● WHAT IS EXPECTED: Retype all of the listing exactly, passing over any picture you find.

● RECORDED INFORMATION:
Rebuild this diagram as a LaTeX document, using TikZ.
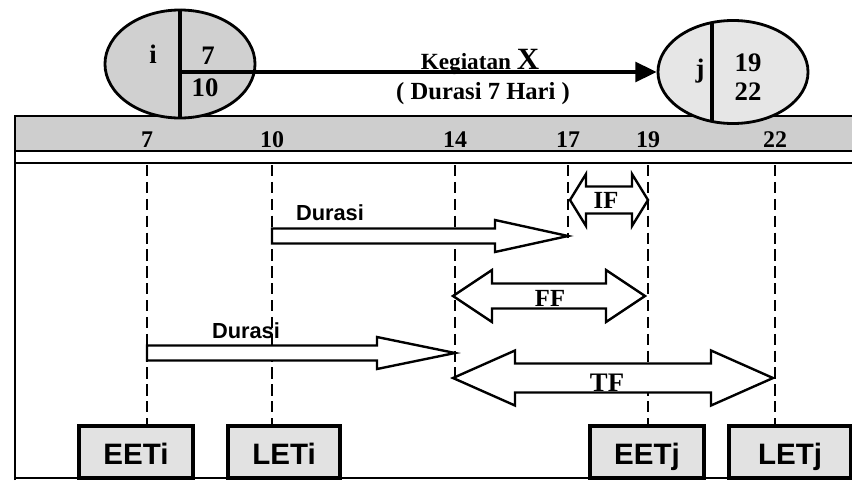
\documentclass[tikz,border=0pt]{standalone}
\usepackage{fontspec}
\setmainfont{Liberation Serif}
\setsansfont{Liberation Sans}
\usepackage{tikz}
\usetikzlibrary{shapes.geometric, arrows.meta, positioning}
\definecolor{eventfill}{RGB}{208, 208, 208}
\definecolor{eventfillj}{RGB}{230, 230, 230}
\definecolor{bandfill}{RGB}{206, 206, 206}
\definecolor{boxfill}{RGB}{226, 226, 226}

\newcommand{\durasiarrow}[4]{%
  \draw[fatarrow] (#1,#3-7.5) -- (#4,#3-7.5) -- (#4,#3-16) -- (#2,#3) -- (#4,#3+16) -- (#4,#3+7.5) -- (#1,#3+7.5) -- cycle;}
\newcommand{\floatarrow}[6]{%
  \draw[fatarrow] (#1,#3) -- (#1+#6,#3-#5) -- (#1+#6,#3-#4) -- (#2-#6,#3-#4) -- (#2-#6,#3-#5) -- (#2,#3)
    -- (#2-#6,#3+#5) -- (#2-#6,#3+#4) -- (#1+#6,#3+#4) -- (#1+#6,#3+#5) -- cycle;}

\begin{document}
\begin{tikzpicture}[x=0.025cm, y=-0.025cm,
    event/.style={ellipse, draw, line width=2pt, inner sep=0pt, minimum width=3.75cm},
    frameline/.style={line width=2pt},
    divider/.style={line width=2.4pt},
    guide/.style={line width=1.8pt, dash pattern=on 8pt off 4pt},
    fatarrow/.style={line width=1.7pt, fill=white, line join=miter},
    act/.style={line width=2.4pt, -{Triangle[length=15pt, width=14pt]}},
    timebox/.style={draw, line width=2.2pt, fill=boxfill, minimum height=1.3cm, text height=18pt, text depth=0pt,
      font=\sffamily\bfseries\fontsize{21}{21}\selectfont},
    evtext/.style={font=\bfseries\fontsize{19}{19}\selectfont},
    tick/.style={font=\bfseries\fontsize{17}{17}\selectfont},
    dur/.style={font=\sffamily\bfseries\fontsize{15.5}{15.5}\selectfont},
    slack/.style={font=\bfseries\fontsize{17.5}{17.5}\selectfont}]
  \useasboundingbox (0,0) rectangle (852,480);

  \fill[bandfill] (15,116) rectangle (852,150);
  \draw[frameline] (15,480) -- (15,116) -- (852,116);
  \draw[frameline] (15,151) -- (852,151);
  \draw[frameline] (15,163) -- (852,163);
  \draw[frameline] (15,478) -- (852,478);

  \foreach \t/\x in {7/147, 10/272, 14/455, 17/568, 19/648, 22/775} {
    \node[tick] (n\t) at (\x,140) {\t};
    \coordinate (g\t) at (\x,165);
  }

  \node[timebox, minimum width=2.85cm] (eeti) at (136,452) {EETi};
  \node[timebox, minimum width=2.8cm] (leti) at (284,452) {LETi};
  \node[timebox, minimum width=2.85cm] (eetj) at (647,452) {EETj};
  \node[timebox, minimum width=3.05cm] (letj) at (790,452) {LETj};

  \draw[guide] (g7) -- (g7 |- eeti.north);
  \draw[guide] (g10) -- (g10 |- leti.north);
  \draw[guide] (g19) -- (g19 |- eetj.north);
  \draw[guide] (g22) -- (g22 |- letj.north);
  \draw[guide] (g14) -- ++(0,213);
  \draw[guide] (g17) -- ++(0,73);

  \durasiarrow{272}{568}{236}{495}
  \durasiarrow{147}{455}{353}{377}
  \floatarrow{570}{648}{200}{13.5}{26}{16}
  \floatarrow{453}{645}{296}{12.5}{26}{39}
  \floatarrow{453}{773}{378}{14.5}{27.5}{62}

  \node[dur] (dur1) at (330,213) {Durasi};
  \node[dur] (dur2) at (246,331) {Durasi};
  \node[slack] (lblif) at (606,200) {IF};
  \node[slack] (lblff) at (550,298) {FF};
  \node[slack, font=\bfseries\fontsize{19}{19}\selectfont] (lbltf) at (607,383) {TF};

  \node[event, fill=eventfill, minimum height=2.7cm] (evi) at (180,64) {};
  \node[event, fill=eventfillj, minimum height=2.575cm] (evj) at (733,72) {};
  \draw[divider] (evi.north) -- (evi.south);
  \begin{scope}
    \clip (evj.center) ellipse [x radius=1.875cm, y radius=1.2875cm];
    \draw[divider] ([xshift=-0.525cm]evj.north) -- ([xshift=-0.525cm]evj.south);
  \end{scope}
  \draw[act] (evi.center |- evj.west) -- (evj.west);

  \node[evtext] (lbli) at (153,54) {i};
  \node[evtext] (ei) at (208,56) {7};
  \node[evtext] (li) at (205,88) {10};
  \node[evtext] (lblj) at (700,71) {j};
  \node[evtext, inner sep=1pt] (ej) at (748,63) {19};
  \node[evtext, inner sep=1pt] (lj) at (748,92) {22};

  \node[anchor=base, font=\bfseries\fontsize{16.5}{16.5}\selectfont] (lblact) at (480,69) {Kegiatan \fontsize{22}{22}\selectfont X};
  \node[font=\bfseries\fontsize{17.5}{17.5}\selectfont] (lbldur) at (483,94) {( Durasi 7 Hari )};
\end{tikzpicture}
\end{document}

● REPLY:
Rebuild this diagram as a LaTeX document, using TikZ.
\documentclass[tikz,border=0pt]{standalone}
\usepackage{fontspec}
\setmainfont{Liberation Serif}
\setsansfont{Liberation Sans}
\usepackage{tikz}
\usetikzlibrary{shapes.geometric, arrows.meta, positioning}
\definecolor{eventfill}{RGB}{208, 208, 208}
\definecolor{eventfillj}{RGB}{230, 230, 230}
\definecolor{bandfill}{RGB}{206, 206, 206}
\definecolor{boxfill}{RGB}{226, 226, 226}

\newcommand{\durasiarrow}[4]{%
  \draw[fatarrow] (#1,#3-7.5) -- (#4,#3-7.5) -- (#4,#3-16) -- (#2,#3) -- (#4,#3+16) -- (#4,#3+7.5) -- (#1,#3+7.5) -- cycle;}
\newcommand{\floatarrow}[6]{%
  \draw[fatarrow] (#1,#3) -- (#1+#6,#3-#5) -- (#1+#6,#3-#4) -- (#2-#6,#3-#4) -- (#2-#6,#3-#5) -- (#2,#3)
    -- (#2-#6,#3+#5) -- (#2-#6,#3+#4) -- (#1+#6,#3+#4) -- (#1+#6,#3+#5) -- cycle;}

\begin{document}
\begin{tikzpicture}[x=0.025cm, y=-0.025cm,
    event/.style={ellipse, draw, line width=2pt, inner sep=0pt, minimum width=3.75cm},
    frameline/.style={line width=2pt},
    divider/.style={line width=2.4pt},
    guide/.style={line width=1.8pt, dash pattern=on 8pt off 4pt},
    fatarrow/.style={line width=1.7pt, fill=white, line join=miter},
    act/.style={line width=2.4pt, -{Triangle[length=15pt, width=14pt]}},
    timebox/.style={draw, line width=2.2pt, fill=boxfill, minimum height=1.3cm, text height=18pt, text depth=0pt,
      font=\sffamily\bfseries\fontsize{21}{21}\selectfont},
    evtext/.style={font=\bfseries\fontsize{19}{19}\selectfont},
    tick/.style={font=\bfseries\fontsize{17}{17}\selectfont},
    dur/.style={font=\sffamily\bfseries\fontsize{15.5}{15.5}\selectfont},
    slack/.style={font=\bfseries\fontsize{17.5}{17.5}\selectfont}]
  \useasboundingbox (0,0) rectangle (852,480);

  \fill[bandfill] (15,116) rectangle (852,150);
  \draw[frameline] (15,480) -- (15,116) -- (852,116);
  \draw[frameline] (15,151) -- (852,151);
  \draw[frameline] (15,163) -- (852,163);
  \draw[frameline] (15,478) -- (852,478);

  \foreach \t/\x in {7/147, 10/272, 14/455, 17/568, 19/648, 22/775} {
    \node[tick] (n\t) at (\x,140) {\t};
    \coordinate (g\t) at (\x,165);
  }

  \node[timebox, minimum width=2.85cm] (eeti) at (136,452) {EETi};
  \node[timebox, minimum width=2.8cm] (leti) at (284,452) {LETi};
  \node[timebox, minimum width=2.85cm] (eetj) at (647,452) {EETj};
  \node[timebox, minimum width=3.05cm] (letj) at (790,452) {LETj};

  \draw[guide] (g7) -- (g7 |- eeti.north);
  \draw[guide] (g10) -- (g10 |- leti.north);
  \draw[guide] (g19) -- (g19 |- eetj.north);
  \draw[guide] (g22) -- (g22 |- letj.north);
  \draw[guide] (g14) -- ++(0,213);
  \draw[guide] (g17) -- ++(0,73);

  \durasiarrow{272}{568}{236}{495}
  \durasiarrow{147}{455}{353}{377}
  \floatarrow{570}{648}{200}{13.5}{26}{16}
  \floatarrow{453}{645}{296}{12.5}{26}{39}
  \floatarrow{453}{773}{378}{14.5}{27.5}{62}

  \node[dur] (dur1) at (330,213) {Durasi};
  \node[dur] (dur2) at (246,331) {Durasi};
  \node[slack] (lblif) at (606,200) {IF};
  \node[slack] (lblff) at (550,298) {FF};
  \node[slack, font=\bfseries\fontsize{19}{19}\selectfont] (lbltf) at (607,383) {TF};

  \node[event, fill=eventfill, minimum height=2.7cm] (evi) at (180,64) {};
  \node[event, fill=eventfillj, minimum height=2.575cm] (evj) at (733,72) {};
  \draw[divider] (evi.north) -- (evi.south);
  \begin{scope}
    \clip (evj.center) ellipse [x radius=1.875cm, y radius=1.2875cm];
    \draw[divider] ([xshift=-0.525cm]evj.north) -- ([xshift=-0.525cm]evj.south);
  \end{scope}
  \draw[act] (evi.center |- evj.west) -- (evj.west);

  \node[evtext] (lbli) at (153,54) {i};
  \node[evtext] (ei) at (208,56) {7};
  \node[evtext] (li) at (205,88) {10};
  \node[evtext] (lblj) at (700,71) {j};
  \node[evtext, inner sep=1pt] (ej) at (748,63) {19};
  \node[evtext, inner sep=1pt] (lj) at (748,92) {22};

  \node[anchor=base, font=\bfseries\fontsize{16.5}{16.5}\selectfont] (lblact) at (480,69) {Kegiatan \fontsize{22}{22}\selectfont X};
  \node[font=\bfseries\fontsize{17.5}{17.5}\selectfont] (lbldur) at (483,94) {( Durasi 7 Hari )};
\end{tikzpicture}
\end{document}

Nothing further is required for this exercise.